There is, for example, rural England, where many of the estate’s labourers are rightly nervous that the estate’s new traction engine will replace them. There’s also Nathan’s sexy wife Charlotte — a clear representative of the ‘new woman’ of the 1890s, with a photographic career of her own and even a taste for the Victorian equivalent of selfie porn (quite a faff, admittedly, what with having to set up one of those huge cameras in just the right place, and then hold the pose for ages). And, if that’s not ambitious enough, the series implies that in the 1890s nothing less than human consciousness was similarly torn between the old and the new. ‘The old certainties are gone,’ as Matthew pointed out at one stage, ‘and people look for meaning elsewhere.’

The Living and the Dead is written by Ashley Pharoah, the co-creator of Life on Mars and Ashes to Ashes, who after the likes of Eternal Law and the weirdly terrible Bonekickers definitely owed us a good one. Now, by smuggling all this into a primetime BBC1 series — and so subtly that the programme can still be enjoyed as an efficient chiller — he looks like he’s going to deliver it.

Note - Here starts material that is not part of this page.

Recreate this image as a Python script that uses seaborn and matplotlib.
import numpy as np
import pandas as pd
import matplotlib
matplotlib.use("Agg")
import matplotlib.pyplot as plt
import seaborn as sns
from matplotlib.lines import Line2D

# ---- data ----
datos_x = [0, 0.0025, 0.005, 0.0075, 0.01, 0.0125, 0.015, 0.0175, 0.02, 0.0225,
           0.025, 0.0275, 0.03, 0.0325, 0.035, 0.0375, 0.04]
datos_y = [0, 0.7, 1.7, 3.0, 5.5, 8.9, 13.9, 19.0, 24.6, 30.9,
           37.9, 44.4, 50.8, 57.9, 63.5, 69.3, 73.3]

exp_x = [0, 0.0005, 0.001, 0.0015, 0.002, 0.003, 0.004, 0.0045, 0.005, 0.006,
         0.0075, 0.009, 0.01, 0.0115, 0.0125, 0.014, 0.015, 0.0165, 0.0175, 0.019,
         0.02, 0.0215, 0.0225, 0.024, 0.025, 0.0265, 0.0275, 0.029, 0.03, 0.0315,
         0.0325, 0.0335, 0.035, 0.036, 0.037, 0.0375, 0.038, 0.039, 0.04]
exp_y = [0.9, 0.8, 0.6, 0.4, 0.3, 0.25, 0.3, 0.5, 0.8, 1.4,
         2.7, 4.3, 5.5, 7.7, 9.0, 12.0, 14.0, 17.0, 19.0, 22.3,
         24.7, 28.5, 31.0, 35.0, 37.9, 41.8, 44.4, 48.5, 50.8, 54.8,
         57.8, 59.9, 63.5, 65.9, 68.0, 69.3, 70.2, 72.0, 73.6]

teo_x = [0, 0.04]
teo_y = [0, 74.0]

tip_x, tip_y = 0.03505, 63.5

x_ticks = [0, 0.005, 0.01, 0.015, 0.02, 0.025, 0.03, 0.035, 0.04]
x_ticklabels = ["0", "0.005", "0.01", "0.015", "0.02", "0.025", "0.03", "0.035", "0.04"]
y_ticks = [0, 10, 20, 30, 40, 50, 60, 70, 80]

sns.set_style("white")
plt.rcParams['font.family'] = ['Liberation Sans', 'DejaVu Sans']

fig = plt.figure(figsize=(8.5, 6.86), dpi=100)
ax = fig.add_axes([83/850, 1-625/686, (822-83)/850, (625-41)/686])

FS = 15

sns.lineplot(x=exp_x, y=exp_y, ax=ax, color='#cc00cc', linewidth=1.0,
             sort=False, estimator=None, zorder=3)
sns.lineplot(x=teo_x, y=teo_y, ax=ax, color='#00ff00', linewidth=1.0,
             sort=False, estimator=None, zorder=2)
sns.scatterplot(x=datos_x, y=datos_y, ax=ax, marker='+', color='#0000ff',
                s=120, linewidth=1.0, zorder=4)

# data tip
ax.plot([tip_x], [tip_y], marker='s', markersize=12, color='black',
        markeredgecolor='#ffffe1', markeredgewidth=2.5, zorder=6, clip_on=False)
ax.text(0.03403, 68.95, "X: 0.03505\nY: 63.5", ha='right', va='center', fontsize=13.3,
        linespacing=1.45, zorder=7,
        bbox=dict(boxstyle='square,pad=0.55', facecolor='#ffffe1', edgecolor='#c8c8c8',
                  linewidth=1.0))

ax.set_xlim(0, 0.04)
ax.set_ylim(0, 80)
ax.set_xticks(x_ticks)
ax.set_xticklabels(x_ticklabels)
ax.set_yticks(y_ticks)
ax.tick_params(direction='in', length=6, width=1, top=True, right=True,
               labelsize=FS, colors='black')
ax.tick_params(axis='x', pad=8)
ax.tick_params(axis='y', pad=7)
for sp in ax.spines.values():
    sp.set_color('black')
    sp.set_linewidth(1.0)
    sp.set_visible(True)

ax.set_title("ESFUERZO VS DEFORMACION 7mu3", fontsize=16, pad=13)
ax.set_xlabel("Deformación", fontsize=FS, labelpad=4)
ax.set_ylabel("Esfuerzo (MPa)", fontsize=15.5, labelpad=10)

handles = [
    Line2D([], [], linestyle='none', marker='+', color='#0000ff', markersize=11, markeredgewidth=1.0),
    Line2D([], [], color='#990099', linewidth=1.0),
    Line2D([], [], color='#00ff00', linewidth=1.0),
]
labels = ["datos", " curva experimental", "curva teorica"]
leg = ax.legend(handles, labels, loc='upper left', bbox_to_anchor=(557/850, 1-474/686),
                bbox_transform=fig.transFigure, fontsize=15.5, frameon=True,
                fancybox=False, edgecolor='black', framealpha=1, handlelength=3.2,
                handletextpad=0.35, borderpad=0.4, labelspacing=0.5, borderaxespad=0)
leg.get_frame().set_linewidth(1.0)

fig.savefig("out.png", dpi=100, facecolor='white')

But if you want to be sure, you don’t have to wait for five more Tuesdays, because you can already watch the remaining episodes on BBC iPlayer. Initially, I thought this was a bit of a cheat. Now I’m beginning to wonder if it’s yet another cunning variation on those wider themes, demonstrating that the act of watching television is having its own 1890s moment, with the past and the future jostling for supremacy. (Spoiler alert: in my experience, the future generally wins.)